To all current/prospective nursing students at NMSU,
Once you graduate from nursing school and meet other RN's that graduated from various nursing schools across the country, you will come to realize that ALL NURSING SCHOOLS ARE BASICALLY THE SAME. The same complaints about NMSU's nursing program are the same ones i've heard dozens of times from many of my coworkers i've worked at various hospitals. I'm currently a traveling RN (and a graduate of NMSU's BSN program), so i've spoken to plenty of nurses within NM and throughout the nation about their experiences through nursing school.
It's funny because the same complaints i read on these message boards (e.g. "professors are lousy and can't teach,"; "lab facilities aren't open long enough,"; "too many students at clinical sites or not enough clinical sites/rotations," "endless/pointless care plans," etc...) are the same ones i've heard from other RN's. I even have cousins who went to Medical School and Dental School who had very similar complaints about instructors and clinical rotations.
My point is, nursing school isn't easy anywhere you go. There are dozens of other students who have applied to NMSU's nursing school who were not accepted, but they would love to be in the program still, despite all the complaints/comments made throughout these forums.
Regarding the HESI, nearly all nursing schools administer these exams in one form or another. In some schools in Arizona, they have a HESI exam that you have to pass in order to even be accepted into the nursing program. And in Texas, there's a school where you have to pass a HESI exam to get into the program, in addition to another HESI exam you have to pass in order to graduate from the School of Nursing (just like @ NMSU). Taking and passing this exam only helps students in the longrun because it is very similar to the style of questions found on the NCLEX.

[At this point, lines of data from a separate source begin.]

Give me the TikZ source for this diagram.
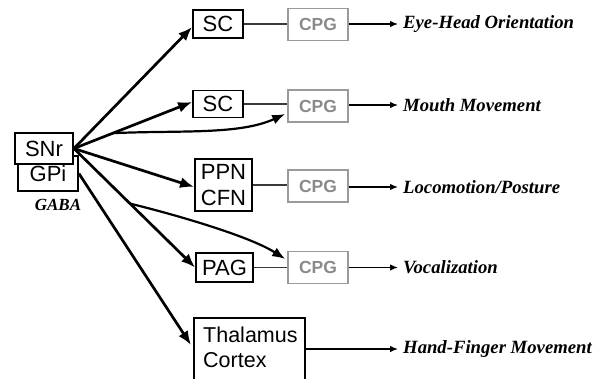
\documentclass[tikz,border=0pt]{standalone}
\usepackage{fontspec}
\setmainfont{Liberation Serif}
\newfontfamily\hsans{Liberation Sans}
\usetikzlibrary{arrows.meta,calc}
\definecolor{cpggray}{HTML}{9A9A9A}
\definecolor{cpgtext}{HTML}{8A8A8A}
\definecolor{linegray}{HTML}{3A3A3A}
\begin{document}
\begin{tikzpicture}[x=1pt,y=-1pt,
  blk/.style={draw=black, line width=1.8pt, fill=white, inner sep=0pt, font=\hsans\fontsize{22}{26}\selectfont},
  cpgbox/.style={draw=cpggray, line width=1.6pt, fill=white, minimum width=60pt, minimum height=32pt, inner sep=0pt, text=cpgtext, font=\hsans\bfseries\fontsize{17.5}{20}\selectfont},
  lab/.style={anchor=west, inner xsep=5pt, inner ysep=0pt, font=\bfseries\itshape\fontsize{18.7}{22}\selectfont},
  bigarrow/.style={line width=2.7pt, -{Latex[length=14pt,width=11pt]}},
  crvarrow/.style={line width=2.2pt, -{Latex[length=13pt,width=10pt]}},
  conn/.style={line width=1.3pt, draw=linegray},
  outarrow/.style={line width=1.3pt, draw=black, -{Latex[length=8pt,width=6.5pt]}}
]
\useasboundingbox (0,0) rectangle (600,378);
\clip (0,0) rectangle (600,378);

% left source boxes
\node[blk, minimum width=60pt, minimum height=35pt] (gpi) at (48,173.5) {\raisebox{-2.5pt}{GPi}};
\node[blk, minimum width=58pt, minimum height=31pt] (snr) at (44,148.5) {SNr};
\node[font=\bfseries\itshape\fontsize{17}{20}\selectfont, inner sep=0pt] (gaba) at (58,205) {GABA};

% target boxes
\node[blk, minimum width=50pt, minimum height=28pt] (sc1) at (218,24) {SC};
\node[blk, minimum width=50pt, minimum height=27pt] (sc2) at (218,104) {SC};
\node[blk, minimum width=57pt, minimum height=52pt, align=center] (ppn) at (223.5,185) {PPN\\CFN};
\node[blk, minimum width=57pt, minimum height=29pt] (pag) at (224.5,267.5) {PAG};
\node[blk, anchor=north west, minimum width=111pt, minimum height=80pt] (thal) at (193,317) {};
\node[anchor=north west, align=left, inner sep=0pt, font=\hsans\fontsize{21.5}{25}\selectfont] (thaltxt) at ([shift={(10pt,-10pt)}]thal.north west) {Thalamus\\Cortex};

% CPG boxes
\node[cpgbox] (cpg1) at (318,24.5) {CPG};
\node[cpgbox] (cpg2) at (318,106) {CPG};
\node[cpgbox] (cpg3) at (318,186) {CPG};
\node[cpgbox] (cpg4) at (318,267.5) {CPG};

% output labels
\node[lab] (lab1) at (398,24) {Eye-Head Orientation};
\node[lab] (lab2) at (398,105) {Mouth Movement};
\node[lab] (lab3) at (398,187) {Locomotion/Posture};
\node[lab] (lab4) at (398,267.5) {Vocalization};
\node[lab] (lab5) at (398,349) {Hand-Finger Movement};

% box to CPG connectors
\draw[conn] (sc1.east) -- (sc1.east -| cpg1.west);
\draw[conn] (sc2.east) -- (sc2.east -| cpg2.west);
\draw[conn] (ppn.east) -- (ppn.east -| cpg3.west);
\draw[conn] (pag.east) -- (pag.east -| cpg4.west);

% CPG to label arrows
\draw[outarrow] (cpg1.east |- lab1.west) -- (lab1.west);
\draw[outarrow] (cpg2.east |- lab2.west) -- (lab2.west);
\draw[outarrow] (cpg3.east |- lab3.west) -- (lab3.west);
\draw[outarrow] (cpg4.east |- lab4.west) -- (lab4.west);
\draw[outarrow] (thal.east |- lab5.west) -- (lab5.west);

% fan of arrows
\draw[bigarrow] (snr.east) -- ([yshift=-3pt]sc1.west);
\draw[bigarrow] (snr.east) -- ([yshift=2pt]sc2.west);
\draw[bigarrow] (snr.east) -- ([yshift=-2pt]ppn.west);
\draw[bigarrow] (snr.east) -- (pag.west);
\draw[bigarrow] (gpi.east) -- ([shift={(-2pt,-28pt)}]thal.north west);

% curved branches
\coordinate (br1) at ($(snr.east)!0.33!([yshift=2pt]sc2.west)$);
\coordinate (br2) at ($(snr.east)!0.463!(pag.west)$);
\draw[crvarrow] (br1) .. controls +(68,-3) and +(-46,21) .. ([shift={(-2pt,-8pt)}]cpg2.west);
\draw[crvarrow] (br2) .. controls +(45,11) and +(-36,-23) .. ([shift={(-2pt,8.5pt)}]cpg4.west);
\end{tikzpicture}
\end{document}
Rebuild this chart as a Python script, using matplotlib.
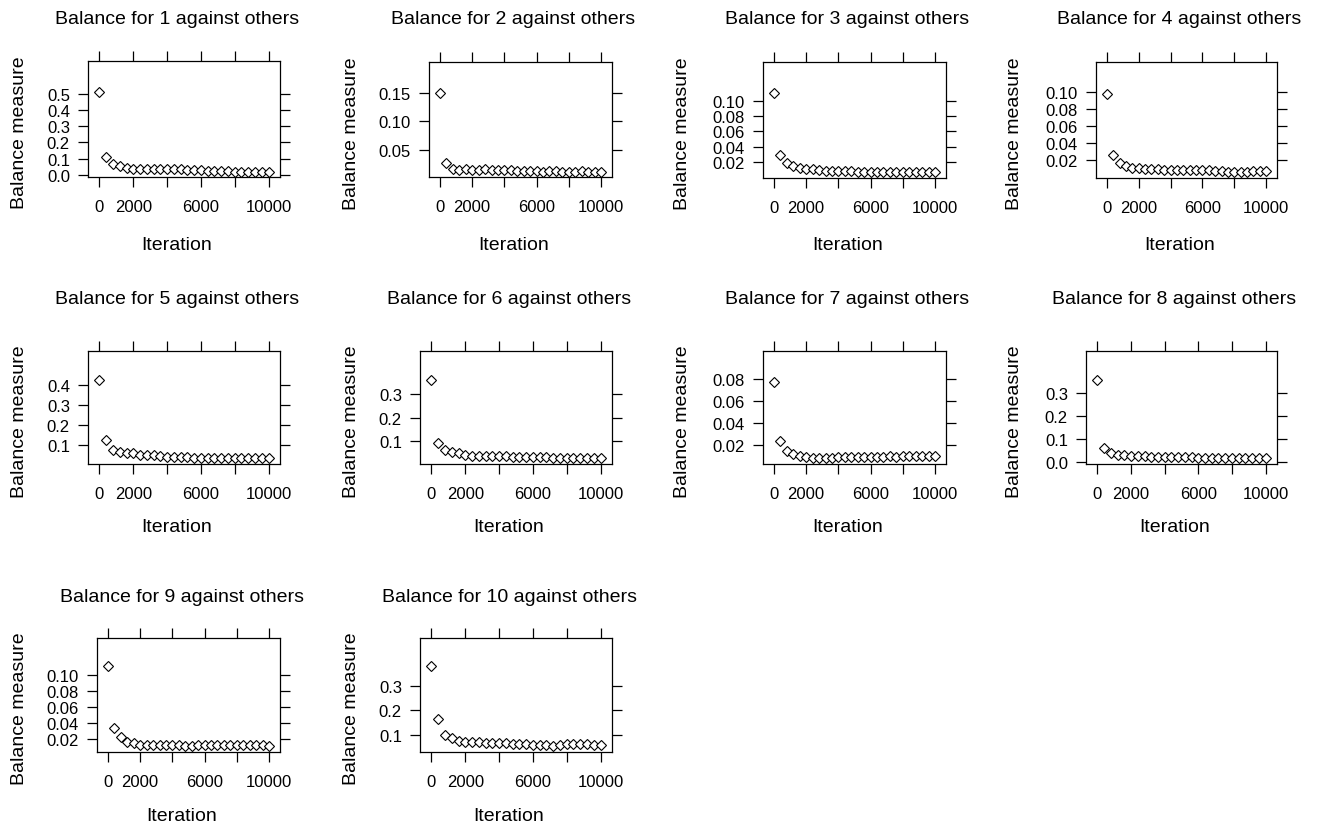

Nursing students have to realize that they cannot be spoonfed information to them, and they must read/research on their own time in order to digest the information thrown at them. Also, clinicals are the best time for nursing students to learn something. Many get too caught up on writing out careplans or filling out their pre-clinical paperwork and miss the big picture on what's going on with their patients.
Lastly, i think success in nursing school also depends a lot upon your classmates, too. My graduating class had our fair share of complaints each semester and we even butted heads with each other frequently. But all of us helped each other out every semester no matter what. It was like that with the semester ahead of us and with the class graduating after us. So, i thought that every cohort of nursing students would be like that, but judging from some of the comments made throughout these message boards, it seems that some classes may not be as cohesive as others.
Overall, NMSU's nursing program is a great program, and every nurse i know that graduated from there are exceptional nurses. Many of them have already made their way up to heads of their departments. So, just stick with it and suck it up... you'll know what i'm talking about once you've graduated and done your time in the nursing world.